How we will discover the beauty of poems like “Imagining Someone Else’s Place” and “XX” is found in careful reading.

they lead to the morning
of the gunmetal gate where Blue
Security is forbidden

to trust the rising
tide of hovels & the lives
that squalor there & multiply

& mock monsoons with rocks
to hold down tacky
tin roofs, right next…

See how each line shelters a particular image, that of the morning, that of a gunmetal gate, that of forbidden security, and so on. On the next level, see how each stanza creates an image by sewing together the images produced by the lines. On the next level, see how another image, now mural-like, broad, and more colorful, is formed by forming together these stanzas. This is the way line cutting works in this poem, it builds up the images in our mind as we progress reading. One missed image will break the chain of comprehension and even imagination as each line is important, each line has something to say.

At the same time, it is also in considering each line we can understand the reason behind coupling the sentences by placing the end part of the first and the start of the second in a single line. In:

Of flagstones. Those granite

and in

to Ma-Yi. But here,

one must consider the relationship of flagstones to granite, or of Ma-Yi to here. By this a line becomes a line, and not a transition between two sentences. By this, one understand that those granite are the flagstones themselves, and that one is not in Ma-Yi but is in here.

Likewise, syntactical problems can be avoided by considering each line to bear a particular image that is vivid and complete, but not sacrificing narrow frugal lines.

an ancient housemaid minces her
steps, as if to keep
each strand of hair

on her head in place & her toes
from getting wet
were all to save the world.


Syntactically complete statements such as the first line actually make up a clear image, supported by the second one which is another image, sustained by the third, which is again another image.

Lineation depends on the conviction as well as the politics of the poet. It is his or her own form of deception. No singular lineation is better than the other as everything has justification why it is written as such. However, as poems must be complete since the old aphorism tells us that the poet dies after his or her poem is born, then with other things, line cut must be considered.

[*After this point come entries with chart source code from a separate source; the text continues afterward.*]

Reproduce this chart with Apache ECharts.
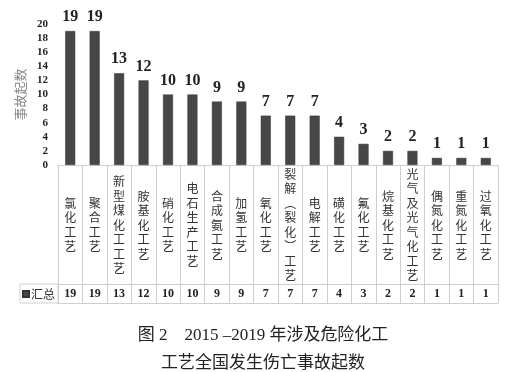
<!DOCTYPE html>
<html><head><meta charset="utf-8">
<script src="https://cdn.jsdelivr.net/npm/echarts@6/dist/echarts.min.js"></script>
<style>html,body{margin:0;padding:0;background:#fff}#c{width:517px;height:372px}</style>
</head><body><div id="c"></div>
<script>
const categories = ['氯化工艺','聚合工艺','新型煤化工工艺','胺基化工艺','硝化工艺','电石生产工艺','合成氨工艺','加氢工艺','氧化工艺','裂解︵裂化︶工艺','电解工艺','磺化工艺','氟化工艺','烷基化工艺','光气及光气化工艺','偶氮化工艺','重氮化工艺','过氧化工艺'];
const values = [19,19,13,12,10,10,9,9,7,7,7,4,3,2,2,1,1,1];
const seriesName = '汇总';
const yTicks = {min:0, max:20, interval:2};
const titleText = '图 2　2015 –2019 年涉及危险化工\n工艺全国发生伤亡事故起数';
const yName = '事故起数';

const serif = '"Liberation Serif","Noto Sans CJK SC",serif';
const cjk = '"Noto Sans CJK SC",sans-serif';
const lineColor = '#cfcfcf';

const chart = echarts.init(document.getElementById('c'));
chart.setOption({
  animation:false,
  grid:{left:58,right:19,top:24,bottom:207},
  title:{text:titleText,left:258,top:317,textAlign:'center',
    textStyle:{fontFamily:serif,fontSize:17,lineHeight:28,fontWeight:'normal',color:'#222'}},
  legend:{data:[seriesName],left:22,top:288,icon:'rect',itemWidth:6,itemHeight:6,itemGap:0,
    padding:0,textStyle:{fontFamily:cjk,fontSize:12,color:'#333',padding:[0,0,0,-3]}},
  graphic:[{type:'rect',shape:{x:20,y:284,width:38,height:19},style:{fill:'none',stroke:lineColor,lineWidth:1}}],
  xAxis:[
    {type:'category',data:categories,
     axisLine:{lineStyle:{color:lineColor}},
     axisTick:{show:true,length:138,lineStyle:{color:lineColor}},
     axisLabel:{interval:0,margin:60,verticalAlign:'middle',fontFamily:cjk,fontSize:12,lineHeight:14.5,color:'#333',
       formatter:v=>v.split('').join('\n')}},
    {type:'category',data:categories,position:'bottom',offset:119,
     axisLine:{lineStyle:{color:lineColor}},axisTick:{show:false},
     axisLabel:{interval:0,margin:10,verticalAlign:'middle',fontFamily:serif,fontWeight:'bold',fontSize:12,color:'#222',
       formatter:(v,i)=>String(values[i])}},
    {type:'category',data:categories,position:'bottom',offset:138,
     axisLine:{lineStyle:{color:lineColor}},axisTick:{show:false},axisLabel:{show:false}}
  ],
  yAxis:{type:'value',min:yTicks.min,max:yTicks.max,interval:yTicks.interval,
    name:yName,nameLocation:'middle',nameRotate:90,nameGap:27,
    nameTextStyle:{fontFamily:cjk,fontSize:13,color:'#888'},
    axisLine:{show:false},axisTick:{show:false},splitLine:{show:false},
    axisLabel:{margin:10,fontFamily:serif,fontWeight:'bold',fontSize:11,color:'#222'}},
  series:[{name:seriesName,type:'bar',data:values,barWidth:10,
    itemStyle:{color:'#474747',borderColor:'#333',borderWidth:0.5},
    label:{show:true,position:'top',distance:6,fontFamily:serif,fontWeight:'bold',fontSize:16,color:'#222'}}]
});
</script></body></html>
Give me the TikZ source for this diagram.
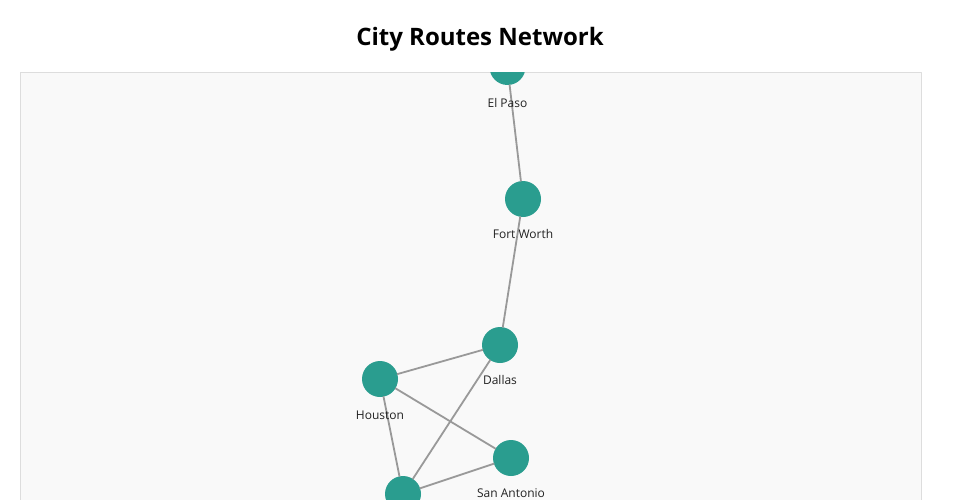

---------------------------------

Imagining Someone Else’s Space

Emmanuel Torres

Imagine someone else’s
magical place:
how rain falling

on thick lawn goes unheard
by the lord of the house
taking early coffee

& stock of money making
more even as one
sleeps; all that guarded

space in which to brood
on enterprise
as solid as the gleam

of flagstones. Those granite
slabs once steadied
the hold of Sung ships

that crossed the rough seas
to Ma-Yi. But here,
set on bird-high grass,

between grotto and grove
of orchids stroking the air
with secret promises,

they lead to the morning
of gunmetal gate where Blue
Security is forbidden

to trust the rising
tide of hovels & the lives
that squalor there & multiply

& mock monsoons with rocks
to hold down tacky
tin roofs, right next

to Somebody’s Great Wall
rimmed with shards of glass
bottles like shark’s teeth.

Imagine the lady of the house
installed in her rightful
space counting on

reserves of grace
& godliness to exceed
her scare of chaos & riffraff.

As for the luxury of walk
on those piedras chinas
in the after-rain,

an ancient housemaid minces her
steps, as if to keep
each strand of hair

on her head in place & her toes
from getting wet
were all to save a world.


XX
Mark Strand (from Dark Harbor)

Is it you standing among the olive trees
Beyond the courtyard? You in the sunlight
Waving me closer with one hand while the other

Shields your eyes from the brightness that turns
All that is not you dead white? Is it you
Around whom the leaves scatter like foam?

You in the murmuring night that is scented
With mint and lit by the distant wilderness
Of stars? Is it you? Is it really you

Rising from the script of waves, the length
Of your body casting a sudden shadow over my hand
So that I feel how cold it is as it moves

Over the page? You leaning down and putting
Your mouth against mine so I should know
That a kiss is only the beginning

Of what until now we could only imagine?
Is it you or the long compassionate wind
That whispers in my ear: alas, alas?